La presunzione di innocenza non esiste! È un principio vecchio tre secoli, è sancito nella Dichiarazione dei Diritti Umani, dovrebbe essere il caposaldo del nostro sistema giudiziario, eppure non esiste. Nemmeno l’ombra.
È solo un’espressione con cui, a turno, ci si fa la bocca; l’evocazione d’uno spiritello sfortunato, che nessuno considera e che batte un colpo sempre dopo, a babbo morto (anzi, arrestato). Altro che caposaldo!
Il Carneade giuridico
È solo il Carneade giuridico al cui cospetto, troppo spesso, Procure e informazione si voltano dall’altra parte; e di presunto non c’è nessuno, c’è solo un colpevole certo, ammanettato, svergognato, annientato. Politicamente, socialmente, familiarmente. Funziona così. E ve lo racconto, perché ci sono passato, indirettamente ma ci sono passato.
Elezioni comunali di Palermo 2022. Adelaide, mia moglie, è candidata al Consiglio comunale di Palermo nella lista di Forza Italia e – per il sistema della doppia preferenza di genere – fa la campagna elettorale con un candidato uomo, tal Piero Polizzi.
Assieme, e in rappresentanza di un laboratorio politico da me fondato (di cui Polizzi aveva voluto far parte fin dalla sua fondazione), conducono la loro normalissima campagna elettorale, coi facsimili, le riunioni, i caffè al bar, i candidati alle circoscrizioni collegati e quant’altro.
L’arresto prima del voto
Tutto bello, tutto liscio, tutto organizzato. Poi, tutta un’altra storia. Il buon Polizzi, politico locale di lungo corso che non aveva mai avuto nessun problema con la giustizia e che io conoscevo da decenni, l’otto di giugno, appena quattro giorni prima del voto, viene arrestato.

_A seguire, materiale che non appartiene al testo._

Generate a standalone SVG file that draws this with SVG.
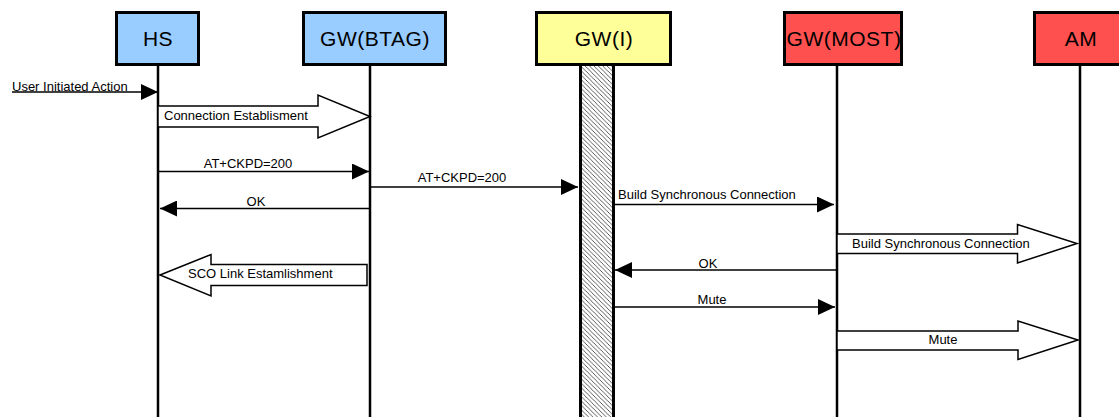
<svg xmlns="http://www.w3.org/2000/svg" width="1119" height="417" viewBox="0 0 1119 417">
  <style>
    .box { stroke: #000; stroke-width: 3; }
    .blue { fill: #99CCFF; }
    .yellow { fill: #FFFF99; }
    .red { fill: #FF5050; }
    .title { font-family: "Liberation Sans", Arial, sans-serif; font-size: 21px; letter-spacing: 0.5px; text-anchor: middle; fill: #000; }
    .life { stroke: #000; stroke-width: 2.5; fill: none; }
    .msg { stroke: #000; stroke-width: 1.5; fill: none; marker-end: url(#head); }
    .big { stroke: #000; stroke-width: 1.5; fill: #fff; stroke-linejoin: miter; }
    .lbl { font-family: "Liberation Sans", Arial, sans-serif; font-size: 13px; fill: #000; }
    .mid { text-anchor: middle; }
  </style>
  <defs>
    <marker id="head" markerUnits="userSpaceOnUse" markerWidth="17" markerHeight="16" refX="17" refY="8" orient="auto">
      <path d="M0,0 L17,8 L0,16 Z" fill="#000"/>
    </marker>
    <pattern id="hatch" patternUnits="userSpaceOnUse" width="4.4" height="4.4">
      <path d="M-1,-1 L5.4,5.4 M-1,3.4 L1,5.4 M3.4,-1 L5.4,1" stroke="#333" stroke-width="0.8"/>
    </pattern>
  </defs>

  <rect width="1119" height="417" fill="#fff"/>

  <!-- participants with their lifelines -->
  <g id="hs">
    <line class="life" x1="158" y1="65" x2="158" y2="417"/>
    <rect class="box blue" x="116.5" y="12.5" width="82" height="52"/>
    <text class="title" x="158" y="46">HS</text>
  </g>
  <g id="gw-btag">
    <line class="life" x1="370" y1="65" x2="370" y2="417"/>
    <rect class="box blue" x="303.5" y="12.5" width="142" height="52"/>
    <text class="title" x="375" y="46">GW(BTAG)</text>
  </g>
  <g id="gw-i">
    <rect x="581" y="65" width="32" height="352" fill="url(#hatch)"/>
    <line x1="580.5" y1="65" x2="580.5" y2="417" stroke="#000" stroke-width="3"/>
    <line x1="613.5" y1="65" x2="613.5" y2="417" stroke="#000" stroke-width="3"/>
    <rect class="box yellow" x="536.5" y="12.5" width="134" height="52"/>
    <text class="title" x="604" y="46">GW(I)</text>
  </g>
  <g id="gw-most">
    <line class="life" x1="837" y1="65" x2="837" y2="417"/>
    <rect class="box red" x="784.5" y="12.5" width="117" height="52"/>
    <text class="title" x="844" y="46">GW(MOST)</text>
  </g>
  <g id="am">
    <line class="life" x1="1080" y1="65" x2="1080" y2="417"/>
    <rect class="box red" x="1034.5" y="12.5" width="120" height="52"/>
    <text class="title" x="1081" y="46">AM</text>
  </g>

  <!-- messages -->
  <g id="connectors">
    <line class="msg" x1="12" y1="92" x2="158" y2="92"/>
    <text class="lbl" x="12" y="90.5">User Initiated Action</text>

    <polygon class="big" points="158,106 318,106 318,95 370,116.5 318,138 318,127 158,127"/>
    <text class="lbl" x="164" y="119.5">Connection Establisment</text>

    <line class="msg" x1="158" y1="171.5" x2="369" y2="171.5"/>
    <text class="lbl mid" x="248" y="168">AT+CKPD=200</text>

    <line class="msg" x1="370" y1="187" x2="578" y2="187"/>
    <text class="lbl mid" x="462" y="181.5">AT+CKPD=200</text>

    <line class="msg" x1="370" y1="208.5" x2="160" y2="208.5"/>
    <text class="lbl mid" x="256" y="206">OK</text>

    <line class="msg" x1="614" y1="204.5" x2="834" y2="204.5"/>
    <text class="lbl" x="618" y="198.5">Build Synchronous Connection</text>

    <polygon class="big" points="837,234 1017.5,234 1017.5,224.5 1077,243.5 1017.5,263 1017.5,253.5 837,253.5"/>
    <text class="lbl" x="852" y="247.5">Build Synchronous Connection</text>

    <polygon class="big" points="160,275 211,254.5 211,264.5 367,264.5 367,285.5 211,285.5 211,296"/>
    <text class="lbl" x="188" y="277.5">SCO Link Estamlishment</text>

    <line class="msg" x1="836" y1="270" x2="615" y2="270"/>
    <text class="lbl mid" x="708" y="267.5">OK</text>

    <line class="msg" x1="614" y1="307" x2="835" y2="307"/>
    <text class="lbl mid" x="712" y="303.5">Mute</text>

    <polygon class="big" points="837,331 1018,331 1018,321 1078,340 1018,359.5 1018,350 837,350"/>
    <text class="lbl mid" x="943" y="343.5">Mute</text>
  </g>
</svg>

È stato intercettato mentre parla con un presunto mafioso (o vero mafioso, vallo a sapere), sproloquiando alla maniera spicciola e tronfia di borgata (sic!), immaginando o lasciando immaginare favori che avrei potuto fare io (allora vice presidente Ast) e chiedendo anche il voto per Adelaide (perché si fa così).
Il clangore mediatico
All’arresto segue un clangore mediatico senza precedenti, che inevitabilmente travolge anche noi. Per me e Adelaide non è un fulmine a ciel sereno, è un terremoto di magnitudo 1 miliardo nella scala Mercalli e nelle scale che temevamo di dover fare anche noi, pur senza mangiare né bere.
Ci è crollato tutto addosso. La vergogna, la paura – quando sei catapultato nell’iperuranio ne hai comunque paura – la incredulità. Poi la presa di coscienza, la necessità di prendere le distanze: Adelaide si ritira dalla campagna elettorale (atto politico, farlo tecnicamente non era possibile).
Il ritiro dall’agone
È garantista, per lei Piero è innocente fino a prova contraria, però si ritira; è troppo per lei, per noi. Troppo chiasso, troppa pressione. Troppo distanti da noi quelle spropositate parole, captate dalle forze dell’ordine e c’è pur sempre l’opportunità politica, che travalica ogni questione di legalità e afferisce alla sfera dell’etica … ma questo è un altro discorso. Fine.
Fine di una campagna elettorale, a cui lei aveva lavorato alacremente per anni, perché le campagne elettorali, oneste e pulite, si preparano negli anni e sono faticose quanto entusiasmanti. Tutto finito! Un’intercettazione, un arresto (a 4 giorni dal voto!) e tutto finito.
Fatica, lavoro, entusiasmo, un’elezione probabile, i sogni di una ragazza, una mamma, follemente innamorata della politica, appassionata come pochi, preparata come non molti. Tutto spazzato via. E la vita di Piero Polizzi – certo, l’aspetto più drammatico di questa vicenda – praticamente distrutta.
Il fatto non sussiste, assoluzione
Passano le settimane, passano i mesi, passano quasi due anni e Polizzi viene assolto perché il fatto non sussiste. Basta, fine della storia. Ai pochissimi, pazienti lettori l’ardua sentenza. Quella del tribunale, lo ripeto, è stata di assoluzione.
Non smetterò mai di aver fiducia nella giustizia e nei suoi interpreti, non smetterò mai di fare il tifo per i magistrati e di schifare i delinquenti, ma non smetterò mai di raccontare questa storia.
E non mi stancherò mai di dire che il nostro Paese sarà un Paese migliore solo quando i presunti innocenti non dovranno più subire il silenzio d’una cella allestita troppo in fretta o lo schiamazzo d’una gogna ch’è lento a svanire o il tic tac inquietante d’un orologio elettorale.